Martha Stewart and Ina Garten’s friendship hasn’t always been chocolate chip cookies and coconut cupcakes.
The domestic doyens’ friendship appears to have become strained when Stewart, 83, went away to prison in 2004 for charges related to conspiracy and obstruction of justice.
“When I was sent off to Alderson Prison, she stopped talking to me,” Stewart told The New Yorker in a Sept. 2 profile on Garten, 76.
“I found that extremely distressing and extremely unfriendly,” she added.
Stewart was sent to Alderson Federal Prison Camp after being convicted of conspiracy, obstruction and two counts of lying to federal investigators. She was also accused of securities fraud, though a jury found her not guilty on that more serious charge.
A judge sentenced the homemaking icon to five months in prison, five months of home confinement and two years of supervised probation. She was also hit with a $30,000 fine.
Stewart has always maintained she was innocent.
Garten disputes and “firmly” denies Stewart’s recollection of what happened between them in 2004, a period The New Yorker described as “the end of their friendship.”
Stewart’s publicist, Susan Magrino, also told the outlet that her client is “not bitter at all” about the fallout with Garten.
“There’s no feud,” Magrino insisted.
Stewart and Garten met in the early ’90s thanks to a lemon square emergency.
While driving around East Hampton, New York, in a giant black suburban one day, Stewart all of a sudden “veered almost crashingly to the curb and said, ‘I’ve got to get lemon squares,’” Chip Gibson – the head of Crown Publishing at the time – recalled to The New Yorker.
That led Stewart to Garten’s since-shuttered Barefoot Contessa shop.
“My desk was right in front of the cheese case and we just ended up in a conversation,” Garten recalled of the meeting in a 2017 TIME interview. “We ended up actually doing benefits together where it was at her house and I was the caterer, and we became friends after that.”
Stewart went on to help Garten’s career in many ways. Stewart featured Garten on a 1999 episode of her show “Martha Stewart Living,” introduced her to an editor who later collaborated with her on her debut cookbook, “The Barefoot Contessa” (a name that has become synonymous with the Food Network star), and wrote the foreword for that book.
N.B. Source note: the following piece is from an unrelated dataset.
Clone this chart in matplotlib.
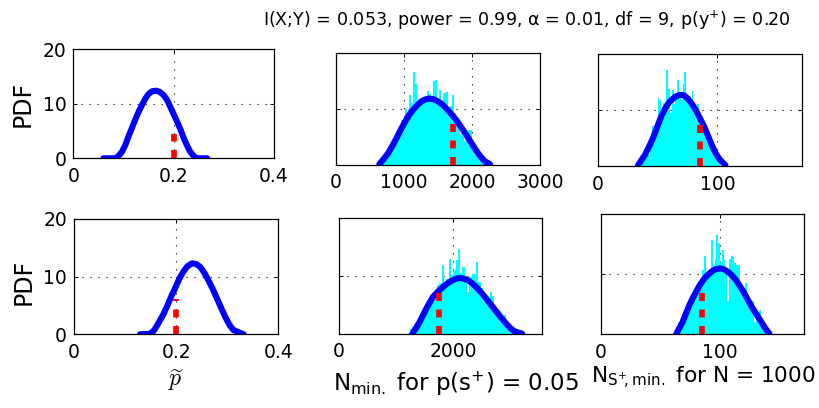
import numpy as np
import matplotlib
matplotlib.use('Agg')
import matplotlib.pyplot as plt

plt.rcParams['font.family'] = ['DejaVu Sans']
plt.rcParams['mathtext.fontset'] = 'dejavusans'

# ---------------- data ----------------
title_text = 'I(X;Y) = 0.053, power = 0.99, α = 0.01, df = 9, p(y$^{+}$) = 0.20'
ylabel_text = 'PDF'
xlabel_left = r'$\widetilde{p}$'
xlabel_mid = r'N$_{\rm min.}$ for p(s$^{+}$) = 0.05'
xlabel_right = r'N$_{\rm S^{+}\!,min.}$ for N = 1000'

# top-left PDF curve
p1_x = [0.060, 0.083, 0.090, 0.097, 0.104, 0.110, 0.117, 0.123, 0.130, 0.137, 0.144, 0.150, 0.157,
        0.165, 0.172, 0.180, 0.187, 0.193, 0.200, 0.207, 0.214, 0.220, 0.227, 0.233, 0.240, 0.247, 0.267]
p1_y = [0, 0, 0.4, 1.2, 2.5, 4.0, 5.6, 7.0, 8.5, 9.8, 11.0, 11.8, 12.3,
        12.4, 12.2, 11.6, 10.7, 9.5, 8.1, 6.7, 5.2, 3.7, 2.3, 1.2, 0.4, 0, 0]
p1_ref = 0.2
p1_ref_top = 4.46

# bottom-left PDF curve
p4_x = [0.129, 0.149, 0.157, 0.165, 0.174, 0.182, 0.190, 0.198, 0.206, 0.214, 0.222, 0.231,
        0.239, 0.247, 0.255, 0.263, 0.272, 0.280, 0.288, 0.296, 0.304, 0.312, 0.332]
p4_y = [0, 0.1, 0.7, 1.9, 3.3, 4.8, 6.5, 8.0, 9.6, 10.85, 11.8, 12.3,
        12.2, 11.7, 10.7, 9.4, 7.8, 6.2, 4.6, 3.05, 1.7, 0.75, 0]
p4_ref = 0.2
p4_ref_top = 6.07

# top-middle: histogram + fitted curve
p2_hist_start = 650
p2_hist_width = 30
p2_hist = [0.3, 0.8, 1.3, 2.2, 2.0, 3.4, 3.0, 4.6, 5.6, 5.2, 8.0, 7.2, 10.0, 8.6, 12.5, 11.0, 16.6, 14.5,
           10.5, 11.8, 10.8, 12.0, 11.5, 13.2, 12.7, 11.2, 15.0, 15.2, 12.0, 13.4, 10.6, 12.8, 13.0, 9.5,
           10.5, 12.4, 9.3, 7.6, 6.5, 5.5, 6.6, 4.3, 4.6, 6.3, 6.2, 2.8, 1.8, 1.6, 1.0, 0.8, 0.6, 0.4, 0.3, 0.2]
p2_x = [637, 700, 769, 830, 892, 953, 1014, 1075, 1136, 1197, 1258, 1315, 1372, 1426, 1480, 1553,
        1627, 1700, 1774, 1847, 1921, 1995, 2068, 2130, 2190, 2264]
p2_y = [0.1, 1.0, 2.1, 3.4, 4.8, 6.3, 7.65, 8.9, 9.86, 10.7, 11.36, 11.7, 11.84, 11.75, 11.47, 10.9,
        10.0, 9.0, 7.9, 6.6, 5.26, 3.8, 2.4, 1.4, 0.6, 0.1]
p2_ref = 1725
p2_ref_top = 7.3

# top-right
p3_hist_start = 35
p3_hist_width = 1.5
p3_hist = [0.4, 0.8, 1.2, 1.8, 2.6, 2.0, 4.6, 7.1, 5.8, 7.5, 12.1, 11.8, 8.8, 11.2, 10.3, 17.1, 13.8,
           9.5, 13.6, 11.0, 12.0, 15.4, 12.5, 11.8, 14.6, 16.7, 12.2, 11.5, 10.8, 13.3, 9.5, 9.8, 11.1,
           8.0, 6.5, 7.2, 5.5, 6.8, 4.8, 5.0, 3.0, 2.6, 3.3, 1.5, 0.8]
p3_x = [33.7, 39.3, 42.7, 46.2, 49.7, 53.2, 56.7, 60.2, 64.4, 68.6, 72.0, 75.5, 79.0, 82.5, 86.0,
        89.5, 93.0, 96.4, 99.2, 102.0, 106.7]
p3_y = [0.2, 1.95, 3.4, 5.0, 7.0, 8.9, 10.4, 11.5, 12.3, 12.7, 12.6, 12.0, 11.0, 9.8, 8.3,
        6.8, 5.0, 3.25, 2.1, 1.2, 0.2]
p3_ref = 85.3
p3_ref_top = 7.3

# bottom-middle
p5_hist_start = 1240
p5_hist_width = 40
p5_hist = [0.9, 1.2, 1.5, 2.0, 2.8, 3.5, 4.0, 5.0, 5.8, 6.2, 6.8, 7.8, 8.4, 8.8, 11.9, 8.2, 9.5, 12.9,
           10.2, 11.0, 12.8, 14.6, 10.6, 11.5, 9.8, 7.2, 9.8, 10.3, 10.4, 12.4, 9.0, 8.0, 5.5, 6.0, 5.2,
           7.3, 6.6, 4.2, 3.6, 3.9, 2.4, 3.2, 2.0, 1.2, 0.6, 0.4]
p5_x = [1285, 1349, 1413, 1471, 1529, 1587, 1645, 1733, 1820, 1893, 1965, 2038, 2111, 2184, 2256,
        2329, 2401, 2489, 2576, 2663, 2750, 2838, 2925, 2998, 3071, 3204]
p5_y = [0.05, 1.0, 2.07, 3.2, 4.37, 5.4, 6.38, 7.3, 8.1, 8.7, 9.14, 9.5, 9.66, 9.55, 9.25,
        8.75, 8.1, 7.15, 6.09, 5.0, 3.9, 2.8, 1.78, 1.0, 0.46, 0.05]
p5_ref = 1750
p5_ref_top = 7.07

# bottom-right
p6_hist_start = 62.7
p6_hist_width = 1.5
p6_hist = [0.7, 1.0, 1.4, 1.8, 2.4, 2.8, 3.6, 4.4, 5.2, 5.8, 6.4, 7.2, 7.5, 8.4, 9.2, 10.7, 13.0, 9.5,
           10.3, 10.8, 15.7, 11.5, 12.5, 16.5, 15.1, 12.0, 14.0, 12.3, 11.0, 5.5, 12.5, 13.0, 12.8, 11.8,
           11.6, 11.5, 8.5, 8.0, 7.6, 8.5, 6.2, 5.5, 5.0, 5.6, 2.0, 3.6, 3.2, 4.0, 1.5, 0.8]
p6_x = [63.3, 68.9, 71.7, 74.5, 77.3, 80.1, 83.6, 87.1, 90.6, 94.1, 97.2, 100.3, 103.5, 106.7,
        110.2, 113.7, 117.2, 120.7, 124.2, 127.7, 131.2, 134.7, 138.2, 141.7]
p6_y = [0, 2.1, 3.5, 4.87, 6.0, 7.08, 8.3, 9.3, 10.0, 10.57, 10.85, 10.96, 10.8, 10.4,
        9.8, 9.0, 7.9, 6.8, 5.5, 4.3, 3.2, 2.1, 1.0, 0.1]
p6_ref = 84.9
p6_ref_top = 6.8

pdf_xticks = [0, 0.2, 0.4]
pdf_xticklabels = ['0', '0.2', '0.4']
pdf_yticks = [0, 10, 20]
pdf_yticklabels = ['0', '10', '20']
p2_xticks = [0, 1000, 2000, 3000]
p3_xticks = [0, 100]
p5_xticks = [0, 2000]
p6_xticks = [0, 100]

# ---------------- figure ----------------
W, H = 820, 408
fig = plt.figure(figsize=(W / 100, H / 100), dpi=100)

def box(x0, y0, x1, y1):
    return [x0 / W, 1 - y1 / H, (x1 - x0) / W, (y1 - y0) / H]

TICK_FS = 13.5
BLUE = '#0000ff'
RED = '#ff0000'
CYAN = '#00ffff'

def style(ax, xlim, xticks, xticklabels, yticklabels):
    ax.set_xlim(*xlim)
    ax.set_ylim(0, 20)
    ax.set_xticks(xticks)
    ax.set_xticklabels(xticklabels, fontsize=TICK_FS)
    ax.set_yticks(pdf_yticks)
    ax.set_yticklabels(yticklabels, fontsize=TICK_FS)
    ax.tick_params(direction='in', length=3, width=0.7, top=True, right=True, pad=5)
    ax.tick_params(axis='x', pad=6)
    ax.set_axisbelow(True)
    ax.grid(True, linestyle=(0, (1.2, 6)), color='#222222', linewidth=0.8)
    for s in ax.spines.values():
        s.set_linewidth(0.9)
        s.set_color('black')

def curve(ax, x, y):
    ax.plot(x, y, color=BLUE, linewidth=4.4, solid_capstyle='round', solid_joinstyle='round', zorder=3)

def ref(ax, xv, top):
    ax.plot([xv, xv], [0, top], color=RED, linewidth=4.1, linestyle=(0, (1.4, 1.5)),
            dash_capstyle='butt', zorder=4)

def hist(ax, start, width, heights):
    centers = start + width * (np.arange(len(heights)) + 0.5)
    ax.bar(centers, heights, width=width, color=CYAN, edgecolor='none', linewidth=0, zorder=2)

# panel 1 (top-left)
ax1 = fig.add_axes(box(73.3, 49.3, 274, 158.3))
curve(ax1, p1_x, p1_y)
ref(ax1, p1_ref, p1_ref_top)
style(ax1, (0, 0.4), pdf_xticks, pdf_xticklabels, pdf_yticklabels)

# panel 2 (top-middle)
ax2 = fig.add_axes(box(336, 53, 540, 164.7))
hist(ax2, p2_hist_start, p2_hist_width, p2_hist)
curve(ax2, p2_x, p2_y)
ref(ax2, p2_ref, p2_ref_top)
style(ax2, (0, 3000), p2_xticks, [str(v) for v in p2_xticks], ['', '', ''])

# panel 3 (top-right)
ax3 = fig.add_axes(box(597.7, 53.7, 802.3, 166.3))
hist(ax3, p3_hist_start, p3_hist_width, p3_hist)
curve(ax3, p3_x, p3_y)
ref(ax3, p3_ref, p3_ref_top)
style(ax3, (0, 171), p3_xticks, [str(v) for v in p3_xticks], ['', '', ''])

# panel 4 (bottom-left)
ax4 = fig.add_axes(box(74, 219, 278.3, 334.3))
curve(ax4, p4_x, p4_y)
ref(ax4, p4_ref, p4_ref_top)
style(ax4, (0, 0.4), pdf_xticks, pdf_xticklabels, pdf_yticklabels)

# panel 5 (bottom-middle)
ax5 = fig.add_axes(box(338.7, 218, 542, 334))
hist(ax5, p5_hist_start, p5_hist_width, p5_hist)
curve(ax5, p5_x, p5_y)
ref(ax5, p5_ref, p5_ref_top)
style(ax5, (0, 3550), p5_xticks, [str(v) for v in p5_xticks], ['', '', ''])

# panel 6 (bottom-right)
ax6 = fig.add_axes(box(600.7, 214, 804.3, 334.3))
hist(ax6, p6_hist_start, p6_hist_width, p6_hist)
curve(ax6, p6_x, p6_y)
ref(ax6, p6_ref, p6_ref_top)
style(ax6, (0, 171), p6_xticks, [str(v) for v in p6_xticks], ['', '', ''])

# labels
fig.text(23 / W, 1 - 104 / H, ylabel_text, rotation=90, ha='center', va='center', fontsize=17)
fig.text(24 / W, 1 - 282 / H, ylabel_text, rotation=90, ha='center', va='center', fontsize=17)
fig.text(527 / W, 1 - 20 / H, title_text, ha='center', va='center', fontsize=12.6)
fig.text(176 / W, 1 - 380 / H, xlabel_left, ha='center', va='center', fontsize=17,
         math_fontfamily='cm')
fig.text(456 / W, 1 - 391 / H, xlabel_mid, ha='center', va='baseline', fontsize=16.5)
fig.text(703 / W, 1 - 383 / H, xlabel_right, ha='center', va='baseline', fontsize=15.6)

fig.savefig('out.png', dpi=100)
“It took a while, but I finally understood what motivated Ina, realizing that here was a true kindred spirit with really similar but unique talents,” Stewart wrote.
Despite the rumored animosity between the stars, Garten has praised Stewart publicly.
“I think she did something really important, which is that she took something that wasn’t valued, which is home arts, and raised it to a level that people were proud to do it and that completely changed the landscape,” she said in her 2017 TIME profile.
“I then took it in my own direction, which is that I’m not a trained professional chef, cooking is really hard for me — here I am 40 years in the food business, it’s still hard for me.”